PDF OCR and Tagging
What is Optical Character Recognition (OCR) and why is it important?
When a PDF is scanned, it basically takes a picture of the document. This means that it is one big graphic and has no text that can be understood by a screen reader, making it completely inaccessible for someone who is blind or with a reading disability. It also makes it less useful for all students as the text is not searchable or usable for the student who may want to highlight sections or pull quotes for their notes.
- One giant graphic
- Not searchable
- Not Editable
- Not usable by screen readers (there is no text – only an image)
- Text based
- Usable by screen readers
OCR is only part of the equation. Documents should also be tagged so that it is easy for a screen reader to navigate easily through a document.
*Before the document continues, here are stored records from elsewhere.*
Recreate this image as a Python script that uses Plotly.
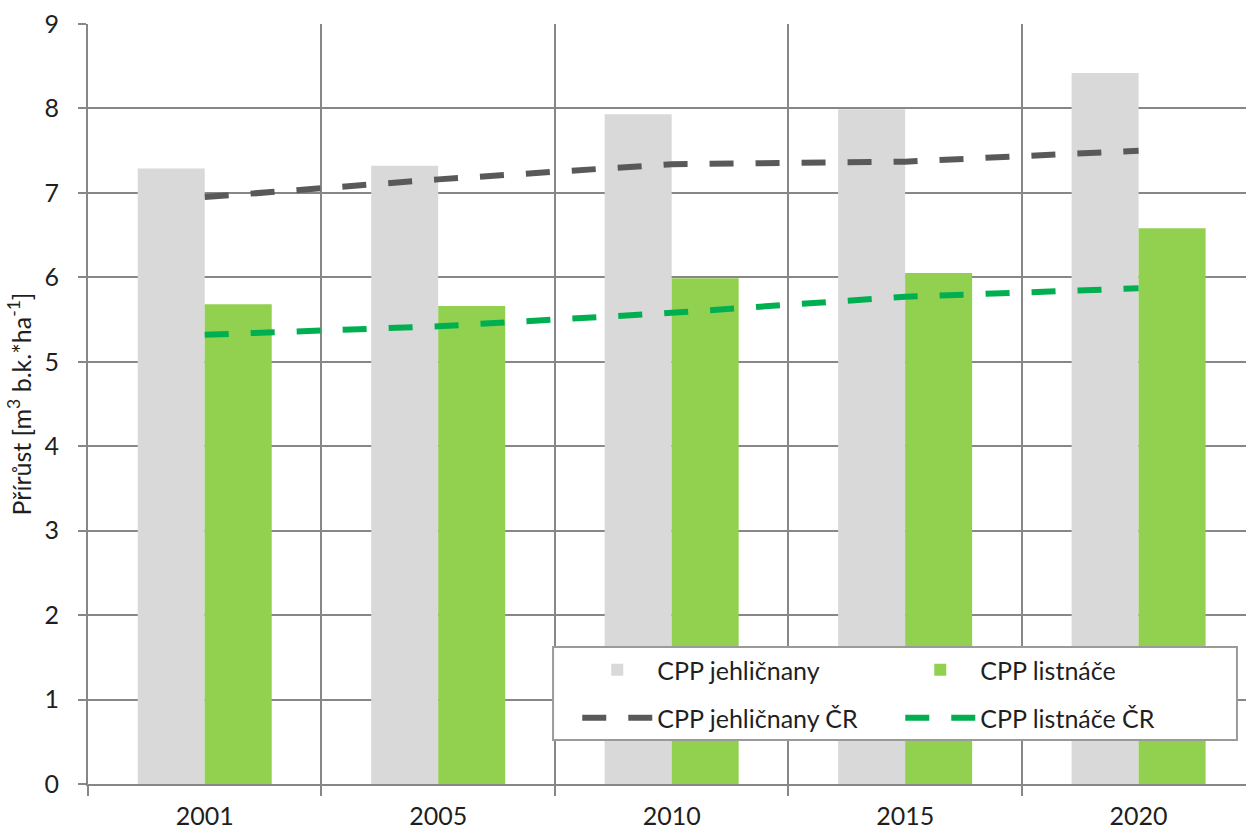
import plotly.graph_objects as go

# Categories (survey years)
years = ["2001", "2005", "2010", "2015", "2020"]

# Increment per hectare – regional forest types (bars)
cpp_jehlicnany = [7.29, 7.32, 7.93, 7.99, 8.42]
cpp_listnace = [5.68, 5.66, 5.99, 6.05, 6.58]

# National (ČR) reference values (dashed lines)
cpp_jehlicnany_cr = [6.95, 7.16, 7.34, 7.37, 7.50]
cpp_listnace_cr = [5.32, 5.42, 5.58, 5.77, 5.87]

y_ticks = [0, 1, 2, 3, 4, 5, 6, 7, 8, 9]

FONT = "Lato"
TXT = "#1f1f1f"
GRID = "#878787"

fig = go.Figure()

fig.add_trace(go.Bar(
    x=years, y=cpp_jehlicnany, name="CPP jehličnany",
    marker=dict(color="#d9d9d9", line=dict(width=0)),
    legend="legend",
))
fig.add_trace(go.Bar(
    x=years, y=cpp_listnace, name="CPP listnáče",
    marker=dict(color="#92d050", line=dict(width=0)),
    legend="legend",
))
fig.add_trace(go.Scatter(
    x=years, y=cpp_jehlicnany_cr, name="CPP jehličnany ČR",
    mode="lines", line=dict(color="#595959", width=6, dash="24px,22px"),
    legend="legend2",
))
fig.add_trace(go.Scatter(
    x=years, y=cpp_listnace_cr, name="CPP listnáče ČR",
    mode="lines", line=dict(color="#00b050", width=6, dash="24px,22px"),
    legend="legend2",
))

legend_common = dict(
    orientation="h",
    xanchor="left",
    yanchor="middle",
    x=0.4225,
    bgcolor="rgba(0,0,0,0)",
    borderwidth=0,
    font=dict(family=FONT, size=25, color=TXT),
    entrywidth=238,
    itemwidth=70,
    traceorder="normal",
)

fig.update_layout(
    width=1246,
    height=829,
    margin=dict(l=88, r=0, t=24, b=45),
    paper_bgcolor="white",
    plot_bgcolor="white",
    font=dict(family=FONT, size=25, color=TXT),
    barmode="group",
    bargap=0.426,
    bargroupgap=0,
    showlegend=True,
    legend=dict(legend_common, y=0.15),
    legend2=dict(legend_common, y=0.0868),
    xaxis=dict(
        type="category",
        range=[-0.5, 4.46],
        tickson="boundaries",
        automargin=False,
        showgrid=True,
        gridcolor=GRID,
        gridwidth=2,
        showline=True,
        linecolor=GRID,
        linewidth=2,
        ticks="outside",
        ticklen=10,
        tickwidth=2,
        tickcolor=GRID,
        tickfont=dict(family=FONT, size=25, color=TXT),
        ticklabelstandoff=9,
        zeroline=False,
    ),
    yaxis=dict(
        range=[0, 9],
        tickvals=y_ticks,
        automargin=False,
        showgrid=True,
        gridcolor=GRID,
        gridwidth=2,
        showline=True,
        linecolor=GRID,
        linewidth=2,
        ticks="outside",
        ticklen=8,
        tickwidth=2,
        tickcolor=GRID,
        tickfont=dict(family=FONT, size=25, color=TXT),
        ticklabelstandoff=14,
        zeroline=False,
        title=dict(
            text="Přírůst [m<sup>3</sup> b.k.*ha<sup>-1</sup>]",
            font=dict(family=FONT, size=25, color=TXT),
            standoff=6,
        ),
    ),
    shapes=[
        # legend frame
        dict(type="rect", xref="paper", yref="paper",
             x0=0.4016, x1=0.9922, y0=0.0579, y1=0.1803,
             fillcolor="white", line=dict(color="#9a9a9a", width=2),
             layer="above"),
    ],
)

fig.write_html("out.html")
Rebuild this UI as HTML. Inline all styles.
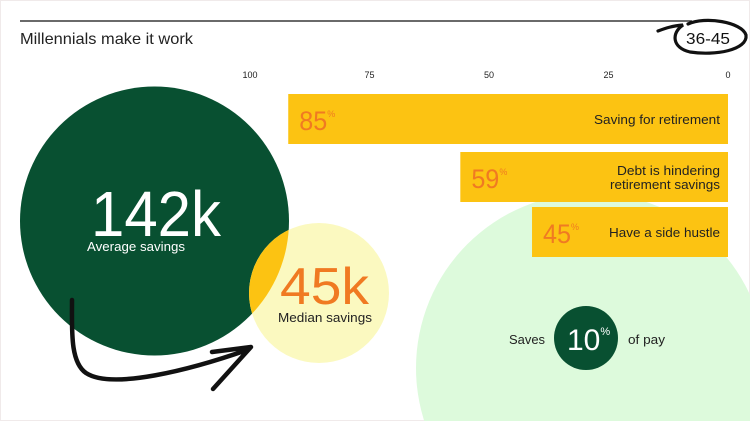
<!DOCTYPE html>
<html><head><meta charset="utf-8"><style>
html,body{margin:0;padding:0;background:#fff;overflow:hidden}
body{width:750px;height:421px;overflow:hidden;font-family:"Liberation Sans",sans-serif}
svg{display:block}
svg text{font-family:"Liberation Sans",sans-serif}
</style></head><body>
<svg id="chart" width="750" height="421" viewBox="0 0 750 421" xmlns="http://www.w3.org/2000/svg">
<rect x="0.5" y="0.5" width="749" height="420" fill="#fff" stroke="#f0eaea"/>
<defs><clipPath id="bigclip"><circle cx="154.5" cy="221" r="134.5"/></clipPath></defs>
<circle cx="591" cy="368" r="175" fill="#ddfadc"/>
<line x1="20" y1="21" x2="692" y2="21" stroke="#111" stroke-width="1.2"/>
<text x="20" y="44" font-size="16" fill="#222" textLength="173" lengthAdjust="spacingAndGlyphs">Millennials make it work</text>
<text x="686" y="44" font-size="16" fill="#111" textLength="44" lengthAdjust="spacingAndGlyphs">36-45</text>
<path d="M688,24 C705,16 742,22 746,35 C748,50 715,56 690,52 C672,48 671,33 683,25 C672,26 666,28 658,31" fill="none" stroke="#111" stroke-width="3.2" stroke-linecap="round"/>
<g id="axis"></g>
<g id="bars"></g>
<circle cx="154.5" cy="221" r="134.5" fill="#085031"/>
<circle cx="319" cy="293" r="70" fill="#fbf9c0"/>
<circle cx="319" cy="293" r="70" fill="#fcc312" clip-path="url(#bigclip)"/>
<text x="91" y="236" font-size="64" fill="#fff" textLength="130" lengthAdjust="spacingAndGlyphs">142k</text>
<text x="87" y="251" font-size="13" fill="#fff" textLength="98" lengthAdjust="spacingAndGlyphs">Average savings</text>
<text x="280" y="304" font-size="52" fill="#f07a22" textLength="89" lengthAdjust="spacingAndGlyphs">45k</text>
<text x="278" y="322" font-size="13" fill="#222" textLength="94" lengthAdjust="spacingAndGlyphs">Median savings</text>
<path d="M72,300 C72,330 70,362 86,373 C112,390 190,370 247,350 M212,352 L251,347 L213,389" fill="none" stroke="#111" stroke-width="4.5" stroke-linecap="round" stroke-linejoin="round"/>
<circle cx="586" cy="338" r="32" fill="#085031"/>
<text x="567" y="350" font-size="30" fill="#fff">10<tspan font-size="11" dy="-15">%</tspan></text>
<text x="509" y="344" font-size="13" fill="#222" textLength="36" lengthAdjust="spacingAndGlyphs">Saves</text>
<text x="628" y="344" font-size="13" fill="#222" textLength="37" lengthAdjust="spacingAndGlyphs">of pay</text>
</svg>
<script>
const ticks = [100, 75, 50, 25, 0];
const barValues = [92, 56, 41];
const barPcts = ["85", "59", "45"];
const barLabels = [["Saving for retirement"], ["Debt is hindering", "retirement savings"], ["Have a side hustle"]];
const labelWidths = [[126], [103, 110], [111]];
const NS = "http://www.w3.org/2000/svg";
const x = v => 728 - v * 4.78;
const rowTop = [94, 152, 207], rowH = [50, 50, 50];
const axis = document.getElementById('axis');
ticks.forEach(t => {
  const el = document.createElementNS(NS, 'text');
  
  
  el.setAttribute('x', x(t)); el.setAttribute('y', 78);
  el.setAttribute('font-size', '9'); el.setAttribute('fill', '#222');
  el.setAttribute('text-anchor', 'middle'); el.textContent = t;
  axis.appendChild(el);
});
const bars = document.getElementById('bars');
barValues.forEach((v, i) => {
  const r = document.createElementNS(NS, 'rect');
  
  
  r.setAttribute('x', x(v)); r.setAttribute('y', rowTop[i]);
  r.setAttribute('width', x(0) - x(v)); r.setAttribute('height', rowH[i]);
  r.setAttribute('fill', '#fcc312');
  bars.appendChild(r);
  const p = document.createElementNS(NS, 'text');
  
  
  p.setAttribute('x', x(v) + 11); p.setAttribute('y', rowTop[i] + 36);
  p.setAttribute('font-size', '27'); p.setAttribute('fill', '#f07a22');
  p.innerHTML = '<tspan textLength="28" lengthAdjust="spacingAndGlyphs">' + barPcts[i] + '</tspan><tspan font-size="9" dy="-13">%</tspan>';
  bars.appendChild(p);
  const lines = barLabels[i];
  lines.forEach((ln, j) => {
    const t = document.createElementNS(NS, 'text');
    
    
    t.setAttribute('x', 720 - labelWidths[i][j]);
    t.setAttribute('y', rowTop[i] + 30 - (lines.length - 1) * 7 + j * 14);
    t.setAttribute('font-size', '13'); t.setAttribute('fill', '#222');
    t.setAttribute('textLength', labelWidths[i][j]);
    t.setAttribute('lengthAdjust', 'spacingAndGlyphs');
    t.textContent = ln;
    bars.appendChild(t);
  });
});
</script>
</body></html>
For more information on tags, visit the Headings page. The best way to do this is to this is to:
- Create your Word or PowerPoint using styles/headings (and following all other accessibility recommendations) and then convert the document to a PDF using the save as option or Acrobat DC Pro Ribbon (if available) or,
- Create your document in Google Suites and use the Grackle Accessiblity Tool to check for accessiblity then use the Export to PDF button in Grackle to create an accessible PDF.
If you do not have the original document and cannot find an accessible version, you can still make sure that it is OCR’d making it readable (if not terribly usable). Most scanners have an OCR option in their settings. You can also use the Ally alternative format function to create an OCR’d version of the document.